**SHORT PROBLEM**
Each line below must be set down exactly; omit any image you find.

**DATA EXCERPT**
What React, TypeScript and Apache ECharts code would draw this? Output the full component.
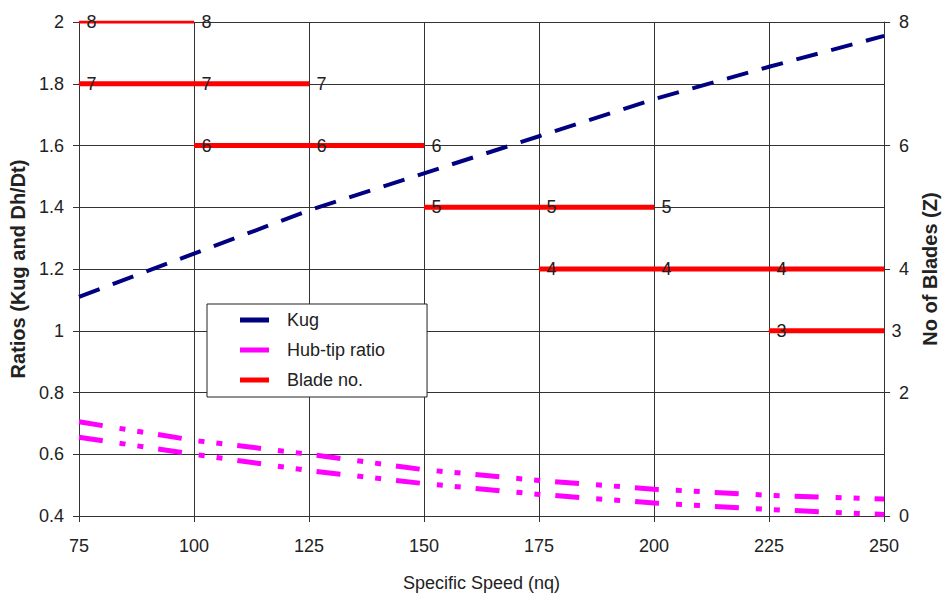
import React, { useEffect, useRef } from "react";
import * as echarts from "echarts";

// Specific speed (x) values
const speeds = [75, 100, 125, 150, 175, 200, 225, 250];
// Kug ratio
const kugValues = [1.11, 1.25, 1.39, 1.51, 1.63, 1.75, 1.855, 1.955];
// Hub-tip ratio, upper and lower curves
const hubTipUpper = [0.705, 0.645, 0.6, 0.55, 0.515, 0.487, 0.467, 0.455];
const hubTipLower = [0.655, 0.6, 0.547, 0.505, 0.47, 0.442, 0.421, 0.405];
// Blade numbers and the specific speeds each one spans
const bladeCounts = [8, 7, 6, 5, 4, 3];
const bladeSpeeds = [
  [75, 100],
  [75, 100, 125],
  [100, 125, 150],
  [150, 175, 200],
  [175, 200, 225, 250],
  [225, 250],
];
// Points whose label is hidden (count@speed)
const hiddenBladeLabels = ["4@250"];

const legendNames = ["Kug", "Hub-tip ratio", "Blade no."];

const FONT = "'Liberation Sans', Arial, Helvetica, sans-serif";
const TXT = "#222";
const GRID = "#333";

export default function App() {
  const ref = useRef<HTMLDivElement>(null);

  useEffect(() => {
    if (!ref.current) return;
    const chart = echarts.init(ref.current, undefined, { renderer: "svg" });

    const bladeSeries = bladeCounts.map((count, i) => ({
      type: "line",
      name: "Blade no.",
      yAxisIndex: 1,
      symbol: "circle",
      symbolSize: 1,
      clip: true,
      z: 3,
      lineStyle: { color: "#FF0000", width: count === 8 ? 3 : 5 },
      itemStyle: { color: "#FF0000" },
      label: {
        show: true,
        position: "right",
        distance: 7,
        fontSize: 18,
        color: TXT,
        fontFamily: FONT,
        formatter: String(count),
      },
      data: bladeSpeeds[i].map((x) => ({
        value: [x, count],
        label: { show: !hiddenBladeLabels.includes(`${count}@${x}`) },
      })),
    }));

    const option = {
      animation: false,
      textStyle: { fontFamily: FONT },
      grid: { left: 79, right: 57, top: 22, bottom: 81 },
      legend: {
        data: legendNames,
        orient: "vertical",
        left: 207,
        top: 304,
        icon: "rect",
        itemWidth: 29,
        itemHeight: 5,
        itemGap: 12,
        padding: [7, 42, 8, 33],
        backgroundColor: "#fff",
        borderColor: "#222",
        borderWidth: 1,
        selectedMode: false,
        textStyle: { fontSize: 18, color: TXT, fontFamily: FONT, padding: [0, 0, 0, 13] },
      },
      xAxis: {
        type: "value",
        min: 75,
        max: 250,
        interval: 25,
        name: "Specific Speed (nq)",
        nameLocation: "middle",
        nameGap: 58,
        nameTextStyle: { fontSize: 18, color: TXT, fontFamily: FONT },
        axisLine: { show: true, onZero: false, lineStyle: { color: GRID, width: 1 } },
        axisTick: { show: true, length: 6, lineStyle: { color: GRID } },
        axisLabel: { fontSize: 18, color: TXT, margin: 21, fontFamily: FONT },
        splitLine: { show: true, lineStyle: { color: GRID, width: 1 } },
      },
      yAxis: [
        {
          type: "value",
          position: "left",
          min: 0.4,
          max: 2,
          interval: 0.2,
          name: "Ratios (Kug and Dh/Dt)",
          nameLocation: "middle",
          nameGap: 47,
          nameTextStyle: { fontSize: 20, fontWeight: "bold", color: TXT, fontFamily: FONT },
          axisLine: { show: true, lineStyle: { color: GRID, width: 1 } },
          axisTick: { show: true, length: 6, lineStyle: { color: GRID } },
          axisLabel: { fontSize: 18, color: TXT, margin: 15, fontFamily: FONT },
          splitLine: { show: true, lineStyle: { color: GRID, width: 1 } },
        },
        {
          type: "value",
          position: "right",
          min: 0,
          max: 8,
          interval: 2,
          name: "No of Blades (Z)",
          nameLocation: "middle",
          nameGap: 35,
          nameTextStyle: { fontSize: 20, fontWeight: "bold", color: TXT, fontFamily: FONT },
          axisLine: { show: true, lineStyle: { color: GRID, width: 1 } },
          axisTick: { show: true, length: 6, lineStyle: { color: GRID } },
          axisLabel: { fontSize: 18, color: TXT, margin: 15, fontFamily: FONT },
          splitLine: { show: false },
        },
      ],
      series: [
        {
          type: "line",
          name: "Kug",
          yAxisIndex: 0,
          symbol: "none",
          z: 4,
          lineStyle: { color: "#000080", width: 4, type: [22, 14] },
          itemStyle: { color: "#000080" },
          data: speeds.map((x, i) => [x, kugValues[i]]),
        },
        {
          type: "line",
          name: "Hub-tip ratio",
          yAxisIndex: 0,
          symbol: "none",
          z: 4,
          lineStyle: { color: "#FF00FF", width: 5, type: [24, 17, 6, 12, 6, 15] },
          itemStyle: { color: "#FF00FF" },
          data: speeds.map((x, i) => [x, hubTipUpper[i]]),
        },
        {
          type: "line",
          name: "Hub-tip ratio",
          yAxisIndex: 0,
          symbol: "none",
          z: 4,
          lineStyle: { color: "#FF00FF", width: 5, type: [24, 17, 6, 12, 6, 15] },
          itemStyle: { color: "#FF00FF" },
          data: speeds.map((x, i) => [x, hubTipLower[i]]),
        },
        ...bladeSeries,
      ],
    };

    chart.setOption(option as any);
    return () => chart.dispose();
  }, []);

  return (
    <div
      ref={ref}
      style={{ position: "absolute", left: 0, top: 0, width: 948, height: 597, background: "#fff" }}
    />
  );
}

**RIGHT ANSWER**
What React, TypeScript and Apache ECharts code would draw this? Output the full component.
import React, { useEffect, useRef } from "react";
import * as echarts from "echarts";

// Specific speed (x) values
const speeds = [75, 100, 125, 150, 175, 200, 225, 250];
// Kug ratio
const kugValues = [1.11, 1.25, 1.39, 1.51, 1.63, 1.75, 1.855, 1.955];
// Hub-tip ratio, upper and lower curves
const hubTipUpper = [0.705, 0.645, 0.6, 0.55, 0.515, 0.487, 0.467, 0.455];
const hubTipLower = [0.655, 0.6, 0.547, 0.505, 0.47, 0.442, 0.421, 0.405];
// Blade numbers and the specific speeds each one spans
const bladeCounts = [8, 7, 6, 5, 4, 3];
const bladeSpeeds = [
  [75, 100],
  [75, 100, 125],
  [100, 125, 150],
  [150, 175, 200],
  [175, 200, 225, 250],
  [225, 250],
];
// Points whose label is hidden (count@speed)
const hiddenBladeLabels = ["4@250"];

const legendNames = ["Kug", "Hub-tip ratio", "Blade no."];

const FONT = "'Liberation Sans', Arial, Helvetica, sans-serif";
const TXT = "#222";
const GRID = "#333";

export default function App() {
  const ref = useRef<HTMLDivElement>(null);

  useEffect(() => {
    if (!ref.current) return;
    const chart = echarts.init(ref.current, undefined, { renderer: "svg" });

    const bladeSeries = bladeCounts.map((count, i) => ({
      type: "line",
      name: "Blade no.",
      yAxisIndex: 1,
      symbol: "circle",
      symbolSize: 1,
      clip: true,
      z: 3,
      lineStyle: { color: "#FF0000", width: count === 8 ? 3 : 5 },
      itemStyle: { color: "#FF0000" },
      label: {
        show: true,
        position: "right",
        distance: 7,
        fontSize: 18,
        color: TXT,
        fontFamily: FONT,
        formatter: String(count),
      },
      data: bladeSpeeds[i].map((x) => ({
        value: [x, count],
        label: { show: !hiddenBladeLabels.includes(`${count}@${x}`) },
      })),
    }));

    const option = {
      animation: false,
      textStyle: { fontFamily: FONT },
      grid: { left: 79, right: 57, top: 22, bottom: 81 },
      legend: {
        data: legendNames,
        orient: "vertical",
        left: 207,
        top: 304,
        icon: "rect",
        itemWidth: 29,
        itemHeight: 5,
        itemGap: 12,
        padding: [7, 42, 8, 33],
        backgroundColor: "#fff",
        borderColor: "#222",
        borderWidth: 1,
        selectedMode: false,
        textStyle: { fontSize: 18, color: TXT, fontFamily: FONT, padding: [0, 0, 0, 13] },
      },
      xAxis: {
        type: "value",
        min: 75,
        max: 250,
        interval: 25,
        name: "Specific Speed (nq)",
        nameLocation: "middle",
        nameGap: 58,
        nameTextStyle: { fontSize: 18, color: TXT, fontFamily: FONT },
        axisLine: { show: true, onZero: false, lineStyle: { color: GRID, width: 1 } },
        axisTick: { show: true, length: 6, lineStyle: { color: GRID } },
        axisLabel: { fontSize: 18, color: TXT, margin: 21, fontFamily: FONT },
        splitLine: { show: true, lineStyle: { color: GRID, width: 1 } },
      },
      yAxis: [
        {
          type: "value",
          position: "left",
          min: 0.4,
          max: 2,
          interval: 0.2,
          name: "Ratios (Kug and Dh/Dt)",
          nameLocation: "middle",
          nameGap: 47,
          nameTextStyle: { fontSize: 20, fontWeight: "bold", color: TXT, fontFamily: FONT },
          axisLine: { show: true, lineStyle: { color: GRID, width: 1 } },
          axisTick: { show: true, length: 6, lineStyle: { color: GRID } },
          axisLabel: { fontSize: 18, color: TXT, margin: 15, fontFamily: FONT },
          splitLine: { show: true, lineStyle: { color: GRID, width: 1 } },
        },
        {
          type: "value",
          position: "right",
          min: 0,
          max: 8,
          interval: 2,
          name: "No of Blades (Z)",
          nameLocation: "middle",
          nameGap: 35,
          nameTextStyle: { fontSize: 20, fontWeight: "bold", color: TXT, fontFamily: FONT },
          axisLine: { show: true, lineStyle: { color: GRID, width: 1 } },
          axisTick: { show: true, length: 6, lineStyle: { color: GRID } },
          axisLabel: { fontSize: 18, color: TXT, margin: 15, fontFamily: FONT },
          splitLine: { show: false },
        },
      ],
      series: [
        {
          type: "line",
          name: "Kug",
          yAxisIndex: 0,
          symbol: "none",
          z: 4,
          lineStyle: { color: "#000080", width: 4, type: [22, 14] },
          itemStyle: { color: "#000080" },
          data: speeds.map((x, i) => [x, kugValues[i]]),
        },
        {
          type: "line",
          name: "Hub-tip ratio",
          yAxisIndex: 0,
          symbol: "none",
          z: 4,
          lineStyle: { color: "#FF00FF", width: 5, type: [24, 17, 6, 12, 6, 15] },
          itemStyle: { color: "#FF00FF" },
          data: speeds.map((x, i) => [x, hubTipUpper[i]]),
        },
        {
          type: "line",
          name: "Hub-tip ratio",
          yAxisIndex: 0,
          symbol: "none",
          z: 4,
          lineStyle: { color: "#FF00FF", width: 5, type: [24, 17, 6, 12, 6, 15] },
          itemStyle: { color: "#FF00FF" },
          data: speeds.map((x, i) => [x, hubTipLower[i]]),
        },
        ...bladeSeries,
      ],
    };

    chart.setOption(option as any);
    return () => chart.dispose();
  }, []);

  return (
    <div
      ref={ref}
      style={{ position: "absolute", left: 0, top: 0, width: 948, height: 597, background: "#fff" }}
    />
  );
}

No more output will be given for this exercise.